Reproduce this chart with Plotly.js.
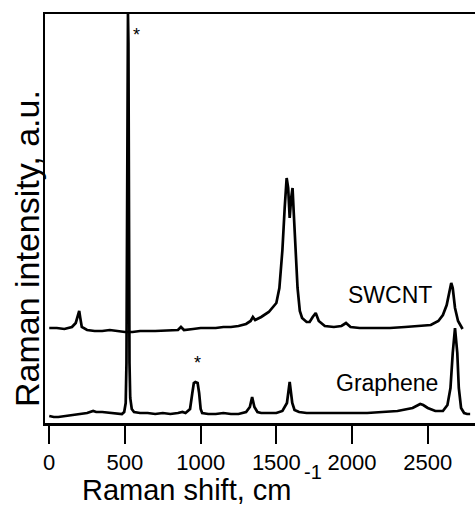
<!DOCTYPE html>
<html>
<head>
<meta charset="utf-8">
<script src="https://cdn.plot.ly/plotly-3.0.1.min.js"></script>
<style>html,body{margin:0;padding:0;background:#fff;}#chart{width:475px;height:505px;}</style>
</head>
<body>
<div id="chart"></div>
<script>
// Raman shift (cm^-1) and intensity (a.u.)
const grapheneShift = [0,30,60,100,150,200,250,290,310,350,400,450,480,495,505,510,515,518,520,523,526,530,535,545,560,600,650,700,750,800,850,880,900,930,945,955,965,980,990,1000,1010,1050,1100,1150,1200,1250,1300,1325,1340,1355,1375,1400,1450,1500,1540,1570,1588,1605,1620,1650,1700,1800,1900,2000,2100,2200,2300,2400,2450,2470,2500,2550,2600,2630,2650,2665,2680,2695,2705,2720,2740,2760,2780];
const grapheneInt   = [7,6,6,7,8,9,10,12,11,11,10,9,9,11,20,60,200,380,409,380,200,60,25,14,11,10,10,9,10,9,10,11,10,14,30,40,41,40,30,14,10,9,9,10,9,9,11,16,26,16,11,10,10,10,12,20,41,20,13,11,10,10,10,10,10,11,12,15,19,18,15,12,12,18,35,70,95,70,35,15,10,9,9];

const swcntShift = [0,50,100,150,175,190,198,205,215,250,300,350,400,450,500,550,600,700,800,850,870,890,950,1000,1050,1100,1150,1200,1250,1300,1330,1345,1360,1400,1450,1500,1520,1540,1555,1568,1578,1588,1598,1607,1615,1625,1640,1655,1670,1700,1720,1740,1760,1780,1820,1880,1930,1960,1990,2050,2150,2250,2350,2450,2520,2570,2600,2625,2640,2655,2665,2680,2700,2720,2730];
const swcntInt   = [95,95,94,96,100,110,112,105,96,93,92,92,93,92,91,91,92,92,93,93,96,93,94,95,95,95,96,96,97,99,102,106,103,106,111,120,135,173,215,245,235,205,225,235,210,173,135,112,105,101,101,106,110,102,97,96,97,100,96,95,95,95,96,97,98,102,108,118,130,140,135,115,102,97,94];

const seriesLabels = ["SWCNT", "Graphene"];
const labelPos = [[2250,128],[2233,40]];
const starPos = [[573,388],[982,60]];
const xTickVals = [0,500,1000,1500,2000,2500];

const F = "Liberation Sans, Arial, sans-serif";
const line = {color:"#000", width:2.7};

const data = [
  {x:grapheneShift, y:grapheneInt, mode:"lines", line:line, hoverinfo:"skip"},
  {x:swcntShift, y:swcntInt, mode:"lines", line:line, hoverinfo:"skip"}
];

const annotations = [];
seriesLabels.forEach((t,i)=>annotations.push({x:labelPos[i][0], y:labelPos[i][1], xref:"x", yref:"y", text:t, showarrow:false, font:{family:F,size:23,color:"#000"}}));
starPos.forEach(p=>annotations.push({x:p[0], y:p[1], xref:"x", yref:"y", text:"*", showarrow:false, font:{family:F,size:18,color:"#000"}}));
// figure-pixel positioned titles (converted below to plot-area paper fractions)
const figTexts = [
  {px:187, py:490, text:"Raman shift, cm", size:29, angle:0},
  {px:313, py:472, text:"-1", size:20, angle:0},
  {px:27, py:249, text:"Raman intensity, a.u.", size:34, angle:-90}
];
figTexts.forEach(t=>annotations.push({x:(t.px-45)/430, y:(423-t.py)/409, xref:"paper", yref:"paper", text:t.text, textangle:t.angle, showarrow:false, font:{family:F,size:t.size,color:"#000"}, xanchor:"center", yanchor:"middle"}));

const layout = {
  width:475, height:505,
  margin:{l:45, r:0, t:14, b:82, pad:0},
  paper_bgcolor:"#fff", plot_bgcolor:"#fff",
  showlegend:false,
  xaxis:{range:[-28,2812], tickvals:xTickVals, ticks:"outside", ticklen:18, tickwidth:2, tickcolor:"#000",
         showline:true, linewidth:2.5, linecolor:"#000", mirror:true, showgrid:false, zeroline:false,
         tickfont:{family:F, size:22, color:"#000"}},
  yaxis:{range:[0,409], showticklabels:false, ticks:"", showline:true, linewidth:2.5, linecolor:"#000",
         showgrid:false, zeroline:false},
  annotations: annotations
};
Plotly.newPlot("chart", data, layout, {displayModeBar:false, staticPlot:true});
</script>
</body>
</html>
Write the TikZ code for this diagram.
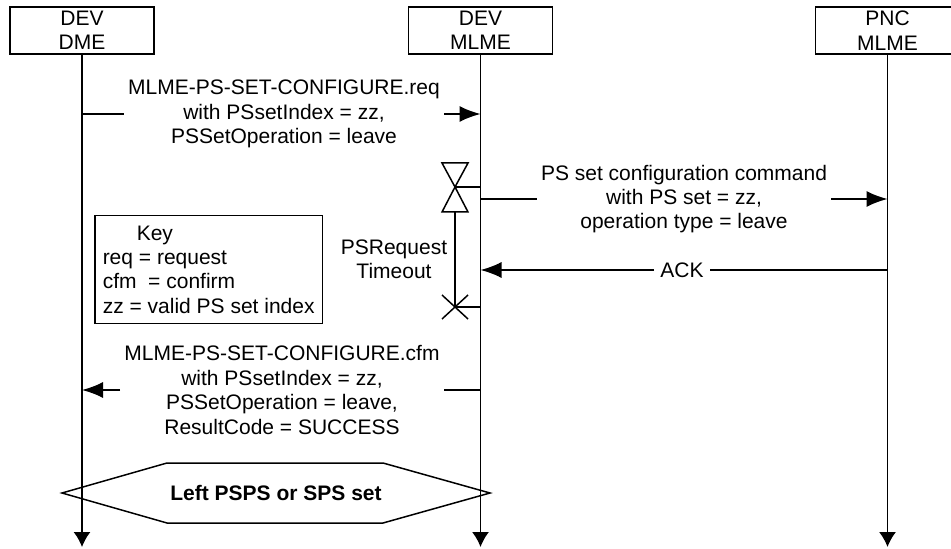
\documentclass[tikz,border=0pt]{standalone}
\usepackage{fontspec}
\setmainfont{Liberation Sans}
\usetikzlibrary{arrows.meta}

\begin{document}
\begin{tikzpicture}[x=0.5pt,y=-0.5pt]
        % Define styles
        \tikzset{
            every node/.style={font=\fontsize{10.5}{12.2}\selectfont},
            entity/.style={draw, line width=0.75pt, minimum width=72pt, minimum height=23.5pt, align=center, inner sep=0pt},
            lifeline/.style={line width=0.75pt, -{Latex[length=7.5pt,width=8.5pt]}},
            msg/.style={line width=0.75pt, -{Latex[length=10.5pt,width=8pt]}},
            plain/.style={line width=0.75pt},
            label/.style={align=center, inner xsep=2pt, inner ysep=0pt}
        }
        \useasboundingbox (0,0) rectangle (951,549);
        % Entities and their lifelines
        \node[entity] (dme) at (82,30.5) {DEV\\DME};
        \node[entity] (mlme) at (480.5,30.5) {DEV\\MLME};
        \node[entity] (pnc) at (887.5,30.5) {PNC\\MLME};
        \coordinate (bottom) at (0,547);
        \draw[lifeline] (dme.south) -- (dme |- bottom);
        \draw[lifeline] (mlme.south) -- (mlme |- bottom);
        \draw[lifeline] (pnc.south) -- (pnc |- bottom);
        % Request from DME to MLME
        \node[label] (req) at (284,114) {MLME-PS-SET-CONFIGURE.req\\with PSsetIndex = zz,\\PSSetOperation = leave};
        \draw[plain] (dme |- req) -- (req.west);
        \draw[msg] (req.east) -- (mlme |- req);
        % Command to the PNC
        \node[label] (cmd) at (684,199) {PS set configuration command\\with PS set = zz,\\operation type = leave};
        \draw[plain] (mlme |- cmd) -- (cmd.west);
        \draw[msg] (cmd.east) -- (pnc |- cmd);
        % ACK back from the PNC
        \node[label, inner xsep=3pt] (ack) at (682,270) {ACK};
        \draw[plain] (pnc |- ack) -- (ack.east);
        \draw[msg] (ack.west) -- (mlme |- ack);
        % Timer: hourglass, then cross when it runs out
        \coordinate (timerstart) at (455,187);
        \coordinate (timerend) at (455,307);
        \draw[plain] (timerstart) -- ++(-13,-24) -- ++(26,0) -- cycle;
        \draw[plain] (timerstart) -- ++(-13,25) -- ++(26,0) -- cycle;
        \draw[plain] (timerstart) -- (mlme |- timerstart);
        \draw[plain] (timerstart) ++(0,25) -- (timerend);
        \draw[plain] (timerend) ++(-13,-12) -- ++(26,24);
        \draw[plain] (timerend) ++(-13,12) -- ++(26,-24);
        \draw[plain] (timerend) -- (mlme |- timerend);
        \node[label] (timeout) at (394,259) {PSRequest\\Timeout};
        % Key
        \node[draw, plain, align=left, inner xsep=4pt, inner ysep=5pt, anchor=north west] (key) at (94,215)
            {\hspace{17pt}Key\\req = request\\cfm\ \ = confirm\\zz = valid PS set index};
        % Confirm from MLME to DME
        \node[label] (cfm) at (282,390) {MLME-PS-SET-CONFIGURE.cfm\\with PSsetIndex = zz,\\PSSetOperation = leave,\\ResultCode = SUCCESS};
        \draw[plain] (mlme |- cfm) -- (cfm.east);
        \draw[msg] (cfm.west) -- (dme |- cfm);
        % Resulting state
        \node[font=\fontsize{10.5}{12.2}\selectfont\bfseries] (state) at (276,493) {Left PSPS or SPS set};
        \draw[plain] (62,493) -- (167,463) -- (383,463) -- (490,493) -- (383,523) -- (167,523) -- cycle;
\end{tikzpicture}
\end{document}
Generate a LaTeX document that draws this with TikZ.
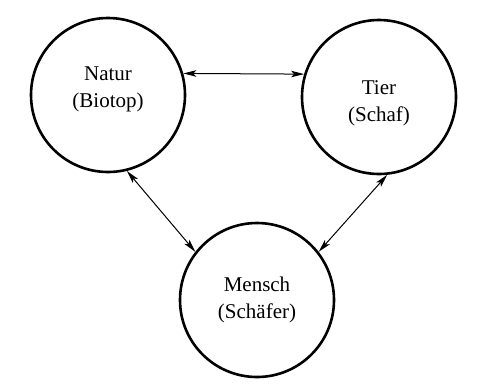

Instructions for the task ::
Check each line above for the string "this", then copy the ones that have it.

Output of the task ::
Reproduce this chart with Plotly.js.
Write the TikZ code for this diagram.
Generate a LaTeX document that draws this with TikZ.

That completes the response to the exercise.